Diese Entwicklung mag man hinnehmen oder ablehnen, aber man muss sich zu ihr verhalten. Bloße Appelle, so ehrenvoll sie auch sind, doch mehr auf die Typtreue zu achten, scheinen in ihrer Wirkung auf die möglicherweise bedeutungsärmer werdende deutschsprachige Richterschaft beschränkt und genügen nicht, wenn das Ergebnis so aussieht, dass standardorientierte Richter weniger und weniger eingesetzt werden und auf den Schauen Platzierungsentscheidungen getroffen werden, von denen man meinen muss, dass sie durch andere Dinge hervorgerufen wurden als die Anlegung des Rassestandards als Maßstab. Natürlich wird dieser angebliche Umstand gerne bemüht, wenn die Frage aufgeworfen wird, warum denn so relativ wenige DTK-Teckel international gezeigt werden und es wird auf die ominöse World Dog Show Paris 2011 verwiesen. Gerade weil meistenteils kein Geld verdient und die Zucht als Liebhaberei betrieben werde, scheue man angesichts der angeblich vorhersehbar fragwürdigen Platzierungsentscheidungen Aufwand und Kosten. Dennoch: gerade in Salzburg, das nun nicht wirklich keine Weltreise darstellt, hätte ich erheblich mehr Hunde und Aussteller aus dem DTK erwartet. Keine Sprachbarriere, keine weite Anreise und dadurch keine wesentlich erhöhten Kosten; eine beliebte Touristenregion und Himmelfahrtwochenende. Wer da zuhause bleibt ist selber schuld. Und bitte: Keine Scheu vor der World Dog Show oder anderen Ausstellungen im Ausland. Abgesehen davon, dass die meisten Führer sich etwas schicker gemacht haben, ist das eine ganz normale Ausstellung und auch dort wird nur mit Wasser gekocht und im Kreis gelaufen wie anderswo auch. Wer aber gar nicht erst kommt überlässt das Feld anderen und lässt so zu, dass diese die Maßstäbe setzen.

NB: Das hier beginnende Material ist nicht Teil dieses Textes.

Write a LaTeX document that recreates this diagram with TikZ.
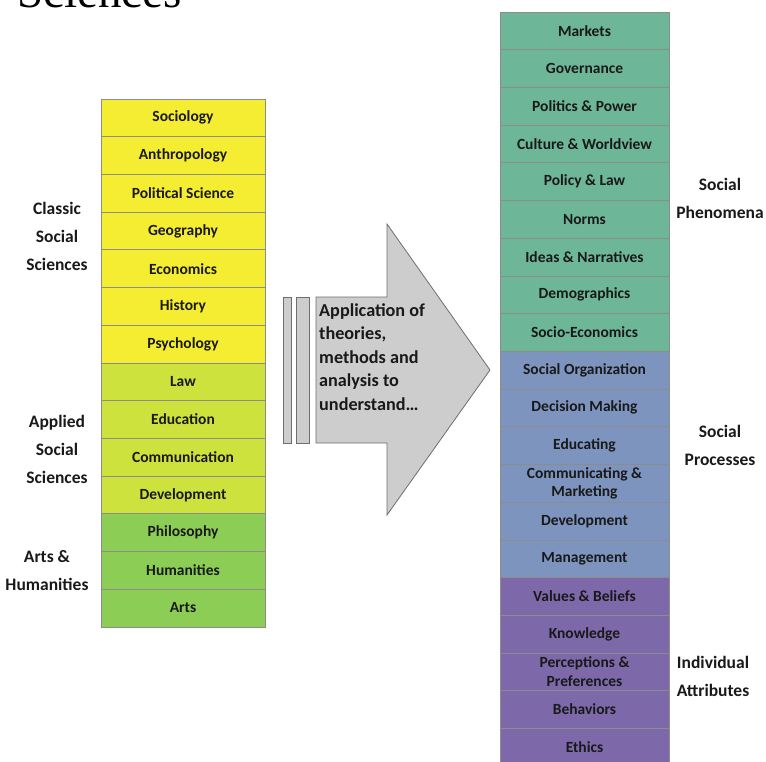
\documentclass[tikz,border=0pt]{standalone}
\usepackage{fontspec}
\setmainfont{Carlito}
\newfontfamily\titlefont{Liberation Serif}
\usetikzlibrary{positioning}

\definecolor{classic}{RGB}{245,237,50}
\definecolor{applied}{RGB}{205,226,60}
\definecolor{arts}{RGB}{140,205,85}
\definecolor{phenom}{RGB}{110,182,152}
\definecolor{process}{RGB}{125,148,190}
\definecolor{attrib}{RGB}{125,104,170}
\definecolor{boxline}{RGB}{140,140,140}
\definecolor{ink}{RGB}{25,25,25}
\definecolor{arrowfill}{RGB}{205,205,205}
\definecolor{arrowline}{RGB}{110,110,110}

\tikzset{
	field/.style={rectangle,draw=boxline,line width=0.6pt,outer sep=0pt,inner sep=0pt,
		minimum height=37.7pt,align=center,text=ink,
		font=\bfseries\fontsize{15.5}{18.5}\selectfont},
	leftfield/.style={field,minimum width=164pt},
	rightfield/.style={field,minimum width=169pt},
	grouplabel/.style={align=center,text=ink,inner sep=0pt,
		font=\bfseries\fontsize{17.5}{28}\selectfont},
	arrowpart/.style={fill=arrowfill,draw=arrowline,line width=0.8pt,line join=miter}
}

\begin{document}
\begin{tikzpicture}[x=1pt,y=-1pt]
	\useasboundingbox (0,0) rectangle (766,762);
	\clip (0,0) rectangle (766,762);

	%title remnant
	\node[anchor=base west,inner sep=0pt,font=\titlefont\fontsize{47}{50}\selectfont] (title) at (17,7.5) {Sciences};

	%left column
	\node[leftfield,fill=classic,anchor=north] (soc) at (183,99) {Sociology};
	\node[leftfield,fill=classic,below=0pt of soc] (ant) {Anthropology};
	\node[leftfield,fill=classic,below=0pt of ant] (pol) {Political Science};
	\node[leftfield,fill=classic,below=0pt of pol] (geo) {Geography};
	\node[leftfield,fill=classic,below=0pt of geo] (eco) {Economics};
	\node[leftfield,fill=classic,below=0pt of eco] (his) {History};
	\node[leftfield,fill=classic,below=0pt of his] (psy) {Psychology};
	\node[leftfield,fill=applied,below=0pt of psy] (law) {Law};
	\node[leftfield,fill=applied,below=0pt of law] (edu) {Education};
	\node[leftfield,fill=applied,below=0pt of edu] (com) {Communication};
	\node[leftfield,fill=applied,below=0pt of com] (dev) {Development};
	\node[leftfield,fill=arts,below=0pt of dev] (phi) {Philosophy};
	\node[leftfield,fill=arts,below=0pt of phi] (hum) {Humanities};
	\node[leftfield,fill=arts,below=0pt of hum] (art) {Arts};

	%left labels
	\node[grouplabel] (classiclbl) at (57,236) {Classic\\Social\\Sciences};
	\node[grouplabel] (appliedlbl) at (57,449) {Applied\\Social\\Sciences};
	\node[grouplabel] (artslbl) at (47,571) {Arts \&\\Humanities};

	%arrow
	\draw[arrowpart] (283,297) rectangle (291,443);
	\draw[arrowpart] (296,297) rectangle (309,443);
	\draw[arrowpart] (316,297) -- (387,297) -- (387,224) -- (490,370)
		-- (387,515) -- (387,443) -- (316,443) -- cycle;
	\node[anchor=west,align=left,text=ink,inner sep=0pt,
		font=\bfseries\fontsize{18.2}{23.4}\selectfont] (apply) at (319,357)
		{Application of\\theories,\\methods and\\analysis to\\understand…};

	%right column
	\node[rightfield,fill=phenom,anchor=north] (mkt) at (584.5,12) {Markets};
	\node[rightfield,fill=phenom,below=0pt of mkt] (gov) {Governance};
	\node[rightfield,fill=phenom,below=0pt of gov] (pow) {Politics \& Power};
	\node[rightfield,fill=phenom,below=0pt of pow] (cul) {Culture \& Worldview};
	\node[rightfield,fill=phenom,below=0pt of cul] (pla) {Policy \& Law};
	\node[rightfield,fill=phenom,below=0pt of pla] (nor) {Norms};
	\node[rightfield,fill=phenom,below=0pt of nor] (ide) {Ideas \& Narratives};
	\node[rightfield,fill=phenom,below=0pt of ide] (dem) {Demographics};
	\node[rightfield,fill=phenom,below=0pt of dem] (sec) {Socio-Economics};
	\node[rightfield,fill=process,below=0pt of sec] (org) {Social Organization};
	\node[rightfield,fill=process,below=0pt of org] (dec) {Decision Making};
	\node[rightfield,fill=process,below=0pt of dec] (edc) {Educating};
	\node[rightfield,fill=process,below=0pt of edc] (cmk) {Communicating \&\\Marketing};
	\node[rightfield,fill=process,below=0pt of cmk] (dvp) {Development};
	\node[rightfield,fill=process,below=0pt of dvp] (mgt) {Management};
	\node[rightfield,fill=attrib,below=0pt of mgt] (val) {Values \& Beliefs};
	\node[rightfield,fill=attrib,below=0pt of val] (kno) {Knowledge};
	\node[rightfield,fill=attrib,below=0pt of kno] (per) {Perceptions \&\\Preferences};
	\node[rightfield,fill=attrib,below=0pt of per] (beh) {Behaviors};
	\node[rightfield,fill=attrib,below=0pt of beh] (eth) {Ethics};

	%right labels
	\node[grouplabel] (phenomlbl) at (720,198) {Social\\Phenomena};
	\node[grouplabel] (processlbl) at (720,445) {Social\\Processes};
	\node[grouplabel] (attriblbl) at (713,676) {Individual\\Attributes};
\end{tikzpicture}
\end{document}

Wie auch immer, aufgrund der großen Hitze entschlossen wir uns, nicht wie ursprünglich vorgesehen gleich wieder nach Berlin zu fahren, sondern zu unserer Unterkunft, Brigitte und den Welpen zurückzukehren, dort noch einmal einen Spaziergang zu wagen und erst am späten Abend aufzubrechen. Nach dem einen oder anderen Sekundenschlaf waren wir dann am Montag pünktlich zu Arbeitsbeginn wieder in Berlin und schworen uns „Nie wieder!“, wenn auch mit leiser Stimme und wissend, dass wir uns eben gegenseitig angelogen hatten.